USMNT (finally) has impact subs … if they’re not going to start
Darlington Nagbe and Christian Pulisic are the future — feel free to debate amongst yourselves whether or not they should instead be the present; I won’t stop you — but for now, they’re the impact substitutes the USMNT has been missing for so long. The dynamic duo came on after 63 minutes on Saturday, and immediately they looked to link up and run at opposition defenders every time they got on the ball.
Whether on the halfway line or the edge of the opposition penalty area, it’s quick one and two-touch passing and moving from these two, as was the case in the 69th minute, when Nagbe turned one defender inside the box before sliding a simple square ball to Pulisic. The 17-year-old Borussia Dortmund prodigy made no mistake on the finish and bagged his first senior international goal.
At this point, perhaps they’re best suited for 30 minutes of running at tired defenders with heavy legs. At some point, though — in the not-so-distant future — they need to be given the opportunity to prove themselves as 90-minute players.
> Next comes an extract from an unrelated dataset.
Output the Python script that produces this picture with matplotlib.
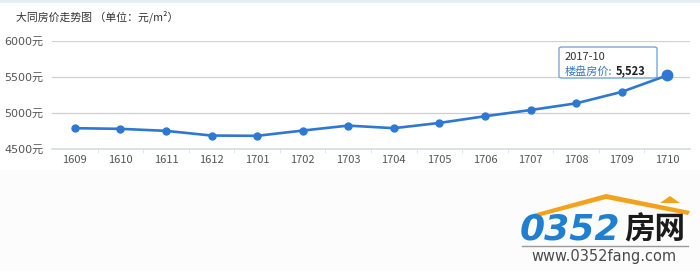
import matplotlib.pyplot as plt
from matplotlib.patches import Polygon, FancyBboxPatch

plt.rcParams['font.family'] = ['Noto Sans CJK SC', 'DejaVu Sans']

months = ['1609', '1610', '1611', '1612', '1701', '1702', '1703',
          '1704', '1705', '1706', '1707', '1708', '1709', '1710']
prices = [4789, 4780, 4752, 4687, 4683, 4756, 4825,
          4789, 4862, 4955, 5041, 5134, 5293, 5523]
yticks = [4500, 5000, 5500, 6000]
ytick_labels = ['4500元', '5000元', '5500元', '6000元']
hover_label = '2017-10'

line_color = '#2e78d2'

fig = plt.figure(figsize=(7, 2.71), dpi=100)
fig.patch.set_facecolor('white')

# light grey lower band behind the logo
fig.add_artist(plt.Rectangle((0, 0), 1, 101 / 271, transform=fig.transFigure,
                             facecolor='#fcfcfc', edgecolor='none', zorder=0))
fig.add_artist(plt.Line2D([0, 1], [0.997, 0.997], transform=fig.transFigure,
                          color='#e3eef7', lw=2))

ax = fig.add_axes([52 / 700, 122 / 271, 638 / 700, 108 / 271])
ax.set_facecolor('white')

x = list(range(len(months)))
ax.plot(x, prices, color=line_color, lw=1.9, marker='o', markersize=5,
        markeredgecolor=line_color, markerfacecolor=line_color, zorder=3)
ax.plot(x[-1], prices[-1], 'o', color=line_color, markersize=7.5, zorder=4)

ax.set_xlim(-0.5, len(months) - 0.5)
ax.set_ylim(yticks[0], yticks[-1])
ax.set_yticks(yticks)
ax.set_yticklabels(ytick_labels)
ax.set_xticks(x)
ax.set_xticklabels(months)
ax.set_xticks([i + 0.5 for i in x[:-1]], minor=True)
ax.tick_params(axis='y', length=0, pad=6, labelsize=8, labelcolor='#555555')
ax.tick_params(axis='x', which='major', length=0, pad=4, labelsize=8,
               labelcolor='#555555')
ax.tick_params(axis='x', which='minor', length=3, color='#dde3ea', direction='out')
for t in ax.get_yticklabels():
    t.set_fontfamily(['DejaVu Sans', 'Noto Sans CJK SC'])

ax.grid(axis='y', color='#d0d0d0', lw=0.9)
for s in ['top', 'right', 'left']:
    ax.spines[s].set_visible(False)
ax.spines['bottom'].set_color('#d5dbe2')
ax.spines['bottom'].set_linewidth(1.2)

fig.text(16 / 700, 1 - 17 / 271, '大同房价走势图 （单位：元/m²）', fontsize=7.8,
         color='#333333', va='center', ha='left')

# tooltip
tip = FancyBboxPatch((559 / 700, 1 - 78 / 271), 98 / 700, 31 / 271,
                     boxstyle='round,pad=0,rounding_size=0.005',
                     transform=fig.transFigure, facecolor='white', alpha=0.9,
                     edgecolor='#6a9ed8', lw=1.0, zorder=5)
fig.add_artist(tip)
fig.text(565 / 700, 1 - 57 / 271, hover_label, fontsize=8, color='#333333',
         va='center', ha='left', zorder=6)
fig.text(565 / 700, 1 - 71 / 271, '楼盘房价:', fontsize=8, color='#3a78c0',
         va='center', ha='left', zorder=6)
fig.text(616 / 700, 1 - 71 / 271, f'{prices[-1]:,}', fontsize=8,
         color='#222222', weight='bold', va='center', ha='left', zorder=6)

# logo
roof = Polygon([[533 / 700, 1 - 214 / 271], [606 / 700, 1 - 194 / 271],
                [690 / 700, 1 - 211 / 271], [688 / 700, 1 - 215 / 271],
                [606 / 700, 1 - 199 / 271], [537 / 700, 1 - 217 / 271]],
               closed=True, transform=fig.transFigure, facecolor='#f4a21c',
               edgecolor='none', zorder=2)
fig.add_artist(roof)
chimney = Polygon([[660 / 700, 1 - 203 / 271], [670 / 700, 1 - 196 / 271],
                   [680 / 700, 1 - 203 / 271]], closed=True,
                  transform=fig.transFigure, facecolor='#f4a21c',
                  edgecolor='none', zorder=2)
fig.add_artist(chimney)
fig.text(520 / 700, 1 - 230 / 271, '0352', fontsize=26, color='#1f7fd0',
         weight='bold', style='italic', family='DejaVu Sans',
         va='center', ha='left')
fig.text(624 / 700, 1 - 229 / 271, '房网', fontsize=22, color='#1a1a1a',
         weight='bold', va='center', ha='left')
fig.add_artist(plt.Line2D([522 / 700, 688 / 700], [1 - 246 / 271, 1 - 246 / 271],
                          transform=fig.transFigure, color='#9a9a9a', lw=1))
fig.text(604 / 700, 1 - 256 / 271, 'www.0352fang.com', fontsize=10.5,
         color='#4a4a4a', family='DejaVu Sans', va='center', ha='center')

fig.savefig('out.png', dpi=100, facecolor=fig.get_facecolor())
Pulisic became the youngest USMNT goal scorer in history with his second half goal, set up by Darlington Nagbe. Alejandro Bedoya had a hand in two goals as well for Jurgen Klinsmann’s Yanks, who open up Copa America play on Friday against Colombia.
Bolivia is no power, but the Yanks gave them little room to maneuver after 20 minutes of play.
Bolivia had moments early, specifically on a 15th minute set piece that saw New York Cosmos striker Yasmani Duk a split second offside in heading wide of goal.
Zardes put the Yanks ahead in the 26th minute on a cool bit of passing. Geoff Cameron found Clint Dempsey, who clipped the ball over to Alejandro Bedoya. The Nantes midfielder played a pretty ball through to Zardes, who calmly fired past a charging Guillermo Viscarra. 1-0.
This game was very chippy, with Bolivia doing the little nasty things to go with big, card-worthy fouls. The Yanks kept their composure, though, and made it 2-0 when Bedoya slid to knock the ball outside the six for Brooks to pass home with his left foot.
Bobby Wood made a lightning quick cut while running onto a Clint Dempsey pass, only to see his shot saved Viscarra on the edge of stoppage time.
The Yanks made a pair of changes at halftime, introducing DeAndre Yedlin and Fabian Johnson for Orozco and Besler.
There was a terrific build-up for the Yanks on goal No. 3, as Bradley played a gorgeous diagonal ball into the box for Wood. The Bundesliga striker worked his man and then fed Zardes for a left-footed, close-range goal. 3-0.
It took 67 minutes for Bolivia to really trouble Guzan, but the Aston Villa keeper rose to the challenge when Brooks and Fabian Johnson were a bit lax in returning to the back line.